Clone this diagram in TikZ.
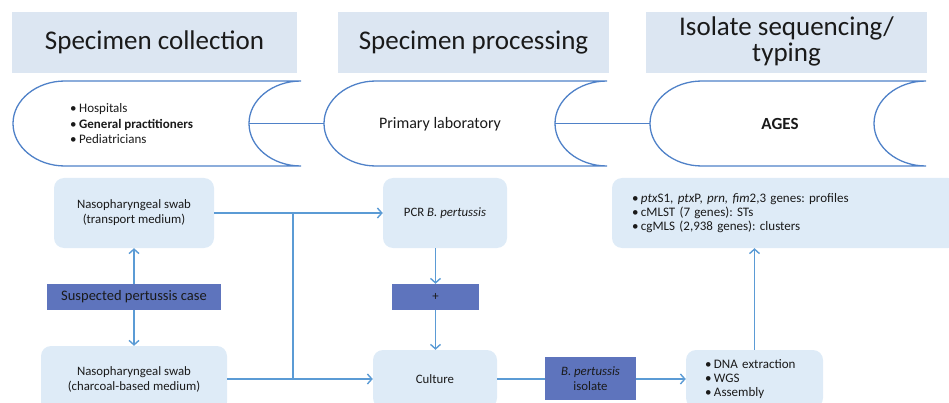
\documentclass[tikz,border=0pt]{standalone}
\usepackage{fontspec}
\setmainfont{Carlito}
\usetikzlibrary{arrows.meta}
\frenchspacing
\definecolor{hdrfill}{HTML}{DCE6F2}
\definecolor{boxfill}{HTML}{DEEBF7}
\definecolor{darkfill}{HTML}{5E74BD}
\definecolor{linecol}{HTML}{5B9BD5}
\definecolor{bannercol}{HTML}{4F81C8}
\definecolor{txt}{HTML}{1A1A1A}
\tikzset{
  header/.style={fill=hdrfill, draw=none, inner sep=0pt, text=txt,
    font=\fontsize{27}{26}\selectfont, align=center},
  lightbox/.style={fill=boxfill, draw=none, rounded corners=10pt, inner sep=0pt,
    text=txt, font=\fontsize{12.8}{15}\selectfont, align=center},
  darkbox/.style={fill=darkfill, draw=none, inner sep=0pt, text=txt,
    font=\fontsize{12.8}{14.5}\selectfont, align=center},
  banner/.style={draw=bannercol, line width=1.3pt},
  conn/.style={draw=linecol, line width=1.4pt},
  arr/.style={conn, -{Straight Barb[length=4.5pt,width=10pt]}},
  plain/.style={text=txt, inner sep=0pt},
}
\begin{document}
\begin{tikzpicture}[x=1pt,y=-1pt]
\path[use as bounding box] (0,0) rectangle (949,403);
\clip (0,0) rectangle (949,403);

% headers
\node[header, minimum width=285pt, minimum height=61pt] (h1) at (154.5,42.5) {Specimen collection};
\node[header, minimum width=271pt, minimum height=61pt] (h2) at (473.5,42.5) {Specimen processing};
\node[header, minimum width=281pt, minimum height=61pt, font=\fontsize{27}{24}\selectfont] (h3) at (786.5,42.5)
  {\raisebox{-4pt}{\begin{tabular}{@{}c@{}}Isolate sequencing/\\typing\end{tabular}}};

% banners
\draw[banner] (301,81) -- (65,81) .. controls (36.28,81) and (13,100.03) .. (13,123.5)
  .. controls (13,146.97) and (36.28,166) .. (65,166) -- (301,166)
  .. controls (272.28,166) and (249,146.97) .. (249,123.5)
  .. controls (249,100.03) and (272.28,81) .. (301,81);
\draw[banner] (607,81) -- (376,81) .. controls (347.28,81) and (324,100.03) .. (324,123.5)
  .. controls (324,146.97) and (347.28,166) .. (376,166) -- (607,166)
  .. controls (578.28,166) and (555,146.97) .. (555,123.5)
  .. controls (555,100.03) and (578.28,81) .. (607,81);
\draw[banner] (926,81) -- (702,81) .. controls (673.28,81) and (650,100.03) .. (650,123.5)
  .. controls (650,146.97) and (673.28,166) .. (702,166) -- (926,166)
  .. controls (897.28,166) and (874,146.97) .. (874,123.5)
  .. controls (874,100.03) and (897.28,81) .. (926,81);
\coordinate (b1r) at (249,123.5);
\coordinate (b2l) at (324,123.5);
\coordinate (b2r) at (555,123.5);
\coordinate (b3l) at (650,123.5);
\draw[banner] (b1r) -- (b2l);
\draw[banner] (b2r) -- (b3l);

\node[plain, anchor=west, align=left, font=\fontsize{13}{15.5}\selectfont] (hosp) at (70,124)
  {\textbullet\hspace{2.5pt}Hospitals\\\textbullet\hspace{2.5pt}\textbf{General practitioners}\\\textbullet\hspace{2.5pt}Pediatricians};
\node[plain, font=\fontsize{16}{18}\selectfont] (prim) at (440,124) {Primary laboratory};
\node[plain, font=\bfseries\fontsize{17}{19}\selectfont] (ages) at (780,124) {AGES};

% light boxes
\node[lightbox, minimum width=160pt, minimum height=70pt] (T) at (134,213) {Nasopharyngeal swab\\(transport medium)};
\node[lightbox, minimum width=186pt, minimum height=66pt] (C) at (134,379) {Nasopharyngeal swab\\(charcoal-based medium)};
\node[lightbox, minimum width=124pt, minimum height=70pt] (P) at (445,213) {PCR \textit{B. pertussis}};
\node[lightbox, minimum width=124pt, minimum height=58pt] (U) at (435,379) {Culture};
\node[lightbox, text width=99pt, inner xsep=19pt, minimum height=58pt, align=left,
  font=\fontsize{13}{14}\selectfont] (D) at (754.5,379)
  {\textbullet\hspace{2.5pt}DNA extraction\\\textbullet\hspace{2.5pt}WGS\\\textbullet\hspace{2.5pt}Assembly};
\node[lightbox, text width=306pt, inner xsep=20pt, minimum height=70pt, align=left,
  font=\fontsize{13}{14.2}\selectfont] (R) at (785,213)
  {\textbullet\hspace{2.5pt}\textit{ptx}S1, \textit{ptx}P, \textit{prn, fim}2,3 genes: profiles\\
   \textbullet\hspace{2.5pt}cMLST (7 genes): STs\\
   \textbullet\hspace{2.5pt}cgMLS (2,938 genes): clusters};

% dark boxes
\node[darkbox, minimum width=174pt, minimum height=26pt, font=\fontsize{14.5}{16}\selectfont] (S) at (134,297) {Suspected pertussis case};
\node[darkbox, minimum width=87pt, minimum height=26pt] (plus) at (435.5,297) {+};
\node[darkbox, minimum width=91pt, minimum height=43pt] (iso) at (590.5,378.5) {\textit{B. pertussis}\\isolate};

% connectors
\coordinate (J1) at (293,213);
\coordinate (J2) at (293,379);
\draw[arr] (S.north) -- (T.south);
\draw[arr] (S.south) -- (C.north);
\draw[arr] (T.east) -- (P.west);
\draw[arr] (C.east) -- (U.west);
\draw[conn] (J1) -- (J2);
\draw[arr] (P.south -| plus.north) -- (plus.north);
\draw[arr] (plus.south) -- (U.north -| plus.south);
\draw[conn] (U.east) -- (iso.west |- U.east);
\draw[arr] (iso.east |- U.east) -- (D.west);
\draw[arr] (D.north) -- (D.north |- R.south);
\end{tikzpicture}
\end{document}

## Directive
Restate the full listing verbatim and drop every picture.

## Response to the task
Clone this diagram in TikZ.
\documentclass[tikz,border=0pt]{standalone}
\usepackage{fontspec}
\setmainfont{Carlito}
\usetikzlibrary{arrows.meta}
\frenchspacing
\definecolor{hdrfill}{HTML}{DCE6F2}
\definecolor{boxfill}{HTML}{DEEBF7}
\definecolor{darkfill}{HTML}{5E74BD}
\definecolor{linecol}{HTML}{5B9BD5}
\definecolor{bannercol}{HTML}{4F81C8}
\definecolor{txt}{HTML}{1A1A1A}
\tikzset{
  header/.style={fill=hdrfill, draw=none, inner sep=0pt, text=txt,
    font=\fontsize{27}{26}\selectfont, align=center},
  lightbox/.style={fill=boxfill, draw=none, rounded corners=10pt, inner sep=0pt,
    text=txt, font=\fontsize{12.8}{15}\selectfont, align=center},
  darkbox/.style={fill=darkfill, draw=none, inner sep=0pt, text=txt,
    font=\fontsize{12.8}{14.5}\selectfont, align=center},
  banner/.style={draw=bannercol, line width=1.3pt},
  conn/.style={draw=linecol, line width=1.4pt},
  arr/.style={conn, -{Straight Barb[length=4.5pt,width=10pt]}},
  plain/.style={text=txt, inner sep=0pt},
}
\begin{document}
\begin{tikzpicture}[x=1pt,y=-1pt]
\path[use as bounding box] (0,0) rectangle (949,403);
\clip (0,0) rectangle (949,403);

% headers
\node[header, minimum width=285pt, minimum height=61pt] (h1) at (154.5,42.5) {Specimen collection};
\node[header, minimum width=271pt, minimum height=61pt] (h2) at (473.5,42.5) {Specimen processing};
\node[header, minimum width=281pt, minimum height=61pt, font=\fontsize{27}{24}\selectfont] (h3) at (786.5,42.5)
  {\raisebox{-4pt}{\begin{tabular}{@{}c@{}}Isolate sequencing/\\typing\end{tabular}}};

% banners
\draw[banner] (301,81) -- (65,81) .. controls (36.28,81) and (13,100.03) .. (13,123.5)
  .. controls (13,146.97) and (36.28,166) .. (65,166) -- (301,166)
  .. controls (272.28,166) and (249,146.97) .. (249,123.5)
  .. controls (249,100.03) and (272.28,81) .. (301,81);
\draw[banner] (607,81) -- (376,81) .. controls (347.28,81) and (324,100.03) .. (324,123.5)
  .. controls (324,146.97) and (347.28,166) .. (376,166) -- (607,166)
  .. controls (578.28,166) and (555,146.97) .. (555,123.5)
  .. controls (555,100.03) and (578.28,81) .. (607,81);
\draw[banner] (926,81) -- (702,81) .. controls (673.28,81) and (650,100.03) .. (650,123.5)
  .. controls (650,146.97) and (673.28,166) .. (702,166) -- (926,166)
  .. controls (897.28,166) and (874,146.97) .. (874,123.5)
  .. controls (874,100.03) and (897.28,81) .. (926,81);
\coordinate (b1r) at (249,123.5);
\coordinate (b2l) at (324,123.5);
\coordinate (b2r) at (555,123.5);
\coordinate (b3l) at (650,123.5);
\draw[banner] (b1r) -- (b2l);
\draw[banner] (b2r) -- (b3l);

\node[plain, anchor=west, align=left, font=\fontsize{13}{15.5}\selectfont] (hosp) at (70,124)
  {\textbullet\hspace{2.5pt}Hospitals\\\textbullet\hspace{2.5pt}\textbf{General practitioners}\\\textbullet\hspace{2.5pt}Pediatricians};
\node[plain, font=\fontsize{16}{18}\selectfont] (prim) at (440,124) {Primary laboratory};
\node[plain, font=\bfseries\fontsize{17}{19}\selectfont] (ages) at (780,124) {AGES};

% light boxes
\node[lightbox, minimum width=160pt, minimum height=70pt] (T) at (134,213) {Nasopharyngeal swab\\(transport medium)};
\node[lightbox, minimum width=186pt, minimum height=66pt] (C) at (134,379) {Nasopharyngeal swab\\(charcoal-based medium)};
\node[lightbox, minimum width=124pt, minimum height=70pt] (P) at (445,213) {PCR \textit{B. pertussis}};
\node[lightbox, minimum width=124pt, minimum height=58pt] (U) at (435,379) {Culture};
\node[lightbox, text width=99pt, inner xsep=19pt, minimum height=58pt, align=left,
  font=\fontsize{13}{14}\selectfont] (D) at (754.5,379)
  {\textbullet\hspace{2.5pt}DNA extraction\\\textbullet\hspace{2.5pt}WGS\\\textbullet\hspace{2.5pt}Assembly};
\node[lightbox, text width=306pt, inner xsep=20pt, minimum height=70pt, align=left,
  font=\fontsize{13}{14.2}\selectfont] (R) at (785,213)
  {\textbullet\hspace{2.5pt}\textit{ptx}S1, \textit{ptx}P, \textit{prn, fim}2,3 genes: profiles\\
   \textbullet\hspace{2.5pt}cMLST (7 genes): STs\\
   \textbullet\hspace{2.5pt}cgMLS (2,938 genes): clusters};

% dark boxes
\node[darkbox, minimum width=174pt, minimum height=26pt, font=\fontsize{14.5}{16}\selectfont] (S) at (134,297) {Suspected pertussis case};
\node[darkbox, minimum width=87pt, minimum height=26pt] (plus) at (435.5,297) {+};
\node[darkbox, minimum width=91pt, minimum height=43pt] (iso) at (590.5,378.5) {\textit{B. pertussis}\\isolate};

% connectors
\coordinate (J1) at (293,213);
\coordinate (J2) at (293,379);
\draw[arr] (S.north) -- (T.south);
\draw[arr] (S.south) -- (C.north);
\draw[arr] (T.east) -- (P.west);
\draw[arr] (C.east) -- (U.west);
\draw[conn] (J1) -- (J2);
\draw[arr] (P.south -| plus.north) -- (plus.north);
\draw[arr] (plus.south) -- (U.north -| plus.south);
\draw[conn] (U.east) -- (iso.west |- U.east);
\draw[arr] (iso.east |- U.east) -- (D.west);
\draw[arr] (D.north) -- (D.north |- R.south);
\end{tikzpicture}
\end{document}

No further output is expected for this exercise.